#### RECORDED DATA:
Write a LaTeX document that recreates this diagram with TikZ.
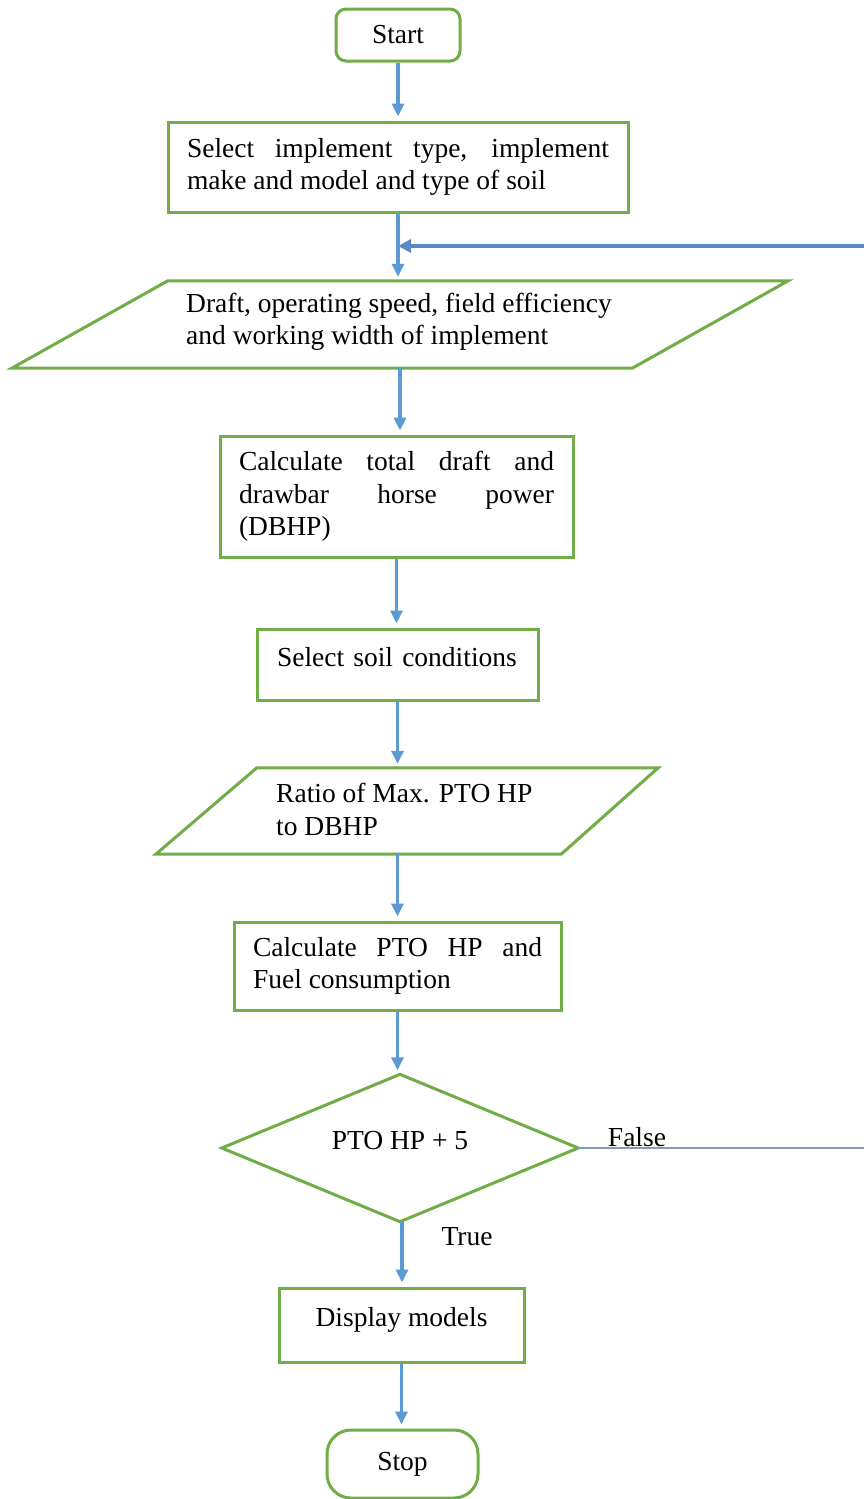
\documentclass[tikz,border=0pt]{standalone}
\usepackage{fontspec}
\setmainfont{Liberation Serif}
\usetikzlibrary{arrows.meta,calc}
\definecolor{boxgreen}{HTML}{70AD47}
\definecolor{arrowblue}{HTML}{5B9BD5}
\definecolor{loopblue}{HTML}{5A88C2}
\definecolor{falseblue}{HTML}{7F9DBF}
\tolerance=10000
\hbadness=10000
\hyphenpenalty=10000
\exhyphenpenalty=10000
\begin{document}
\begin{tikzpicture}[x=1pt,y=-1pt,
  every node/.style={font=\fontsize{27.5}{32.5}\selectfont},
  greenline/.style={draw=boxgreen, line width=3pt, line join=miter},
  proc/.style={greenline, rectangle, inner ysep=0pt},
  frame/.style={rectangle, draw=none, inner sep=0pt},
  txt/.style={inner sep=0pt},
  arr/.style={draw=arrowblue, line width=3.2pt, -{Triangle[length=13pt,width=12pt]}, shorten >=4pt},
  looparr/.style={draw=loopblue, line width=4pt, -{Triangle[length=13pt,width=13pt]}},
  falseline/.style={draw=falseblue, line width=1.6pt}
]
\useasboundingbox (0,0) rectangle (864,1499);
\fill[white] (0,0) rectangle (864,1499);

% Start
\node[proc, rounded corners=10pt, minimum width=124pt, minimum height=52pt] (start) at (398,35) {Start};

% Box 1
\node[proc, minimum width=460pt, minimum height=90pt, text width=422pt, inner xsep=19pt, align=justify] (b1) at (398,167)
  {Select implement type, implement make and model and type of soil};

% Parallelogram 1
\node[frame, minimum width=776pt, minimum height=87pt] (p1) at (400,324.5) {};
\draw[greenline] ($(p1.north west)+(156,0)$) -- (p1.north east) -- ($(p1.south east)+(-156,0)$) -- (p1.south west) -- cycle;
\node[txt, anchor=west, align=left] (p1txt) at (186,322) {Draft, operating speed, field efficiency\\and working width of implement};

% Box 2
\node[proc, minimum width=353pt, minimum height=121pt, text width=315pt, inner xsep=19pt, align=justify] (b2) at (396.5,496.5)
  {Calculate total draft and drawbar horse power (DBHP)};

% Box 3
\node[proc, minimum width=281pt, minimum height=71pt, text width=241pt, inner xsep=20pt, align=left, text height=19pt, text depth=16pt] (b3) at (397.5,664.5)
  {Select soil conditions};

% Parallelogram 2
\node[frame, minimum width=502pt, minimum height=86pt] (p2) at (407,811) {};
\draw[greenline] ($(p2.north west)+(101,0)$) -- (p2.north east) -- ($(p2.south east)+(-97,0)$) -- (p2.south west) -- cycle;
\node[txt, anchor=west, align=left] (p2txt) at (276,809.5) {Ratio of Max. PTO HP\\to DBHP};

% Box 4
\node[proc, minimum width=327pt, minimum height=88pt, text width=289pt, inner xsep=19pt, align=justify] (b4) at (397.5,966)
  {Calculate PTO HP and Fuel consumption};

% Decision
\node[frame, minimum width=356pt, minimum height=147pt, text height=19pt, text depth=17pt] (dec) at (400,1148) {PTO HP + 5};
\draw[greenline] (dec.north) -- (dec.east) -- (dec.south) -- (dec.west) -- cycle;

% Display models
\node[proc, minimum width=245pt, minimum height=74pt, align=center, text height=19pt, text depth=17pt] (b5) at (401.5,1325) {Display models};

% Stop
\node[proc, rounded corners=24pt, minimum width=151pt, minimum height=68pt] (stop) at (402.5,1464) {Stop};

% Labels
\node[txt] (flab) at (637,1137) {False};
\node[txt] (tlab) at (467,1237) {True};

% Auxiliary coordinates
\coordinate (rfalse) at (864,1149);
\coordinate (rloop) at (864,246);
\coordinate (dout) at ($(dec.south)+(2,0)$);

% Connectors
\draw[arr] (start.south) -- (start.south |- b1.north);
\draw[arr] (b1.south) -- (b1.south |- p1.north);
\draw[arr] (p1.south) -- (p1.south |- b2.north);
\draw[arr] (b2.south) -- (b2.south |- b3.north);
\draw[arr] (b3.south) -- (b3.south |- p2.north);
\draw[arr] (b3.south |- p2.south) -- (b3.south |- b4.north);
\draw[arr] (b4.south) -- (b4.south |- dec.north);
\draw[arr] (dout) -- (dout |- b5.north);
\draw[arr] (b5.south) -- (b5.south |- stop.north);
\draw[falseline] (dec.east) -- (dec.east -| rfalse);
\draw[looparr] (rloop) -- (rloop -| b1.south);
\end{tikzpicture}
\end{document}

#### REQUIREMENTS:
Leave out the pictures and restate, word for word, the lines from the top of the data through the line containing "rounded corners=10pt, minimum", both included.

#### RESULT:
Write a LaTeX document that recreates this diagram with TikZ.
\documentclass[tikz,border=0pt]{standalone}
\usepackage{fontspec}
\setmainfont{Liberation Serif}
\usetikzlibrary{arrows.meta,calc}
\definecolor{boxgreen}{HTML}{70AD47}
\definecolor{arrowblue}{HTML}{5B9BD5}
\definecolor{loopblue}{HTML}{5A88C2}
\definecolor{falseblue}{HTML}{7F9DBF}
\tolerance=10000
\hbadness=10000
\hyphenpenalty=10000
\exhyphenpenalty=10000
\begin{document}
\begin{tikzpicture}[x=1pt,y=-1pt,
  every node/.style={font=\fontsize{27.5}{32.5}\selectfont},
  greenline/.style={draw=boxgreen, line width=3pt, line join=miter},
  proc/.style={greenline, rectangle, inner ysep=0pt},
  frame/.style={rectangle, draw=none, inner sep=0pt},
  txt/.style={inner sep=0pt},
  arr/.style={draw=arrowblue, line width=3.2pt, -{Triangle[length=13pt,width=12pt]}, shorten >=4pt},
  looparr/.style={draw=loopblue, line width=4pt, -{Triangle[length=13pt,width=13pt]}},
  falseline/.style={draw=falseblue, line width=1.6pt}
]
\useasboundingbox (0,0) rectangle (864,1499);
\fill[white] (0,0) rectangle (864,1499);

% Start
\node[proc, rounded corners=10pt, minimum width=124pt, minimum height=52pt] (start) at (398,35) {Start};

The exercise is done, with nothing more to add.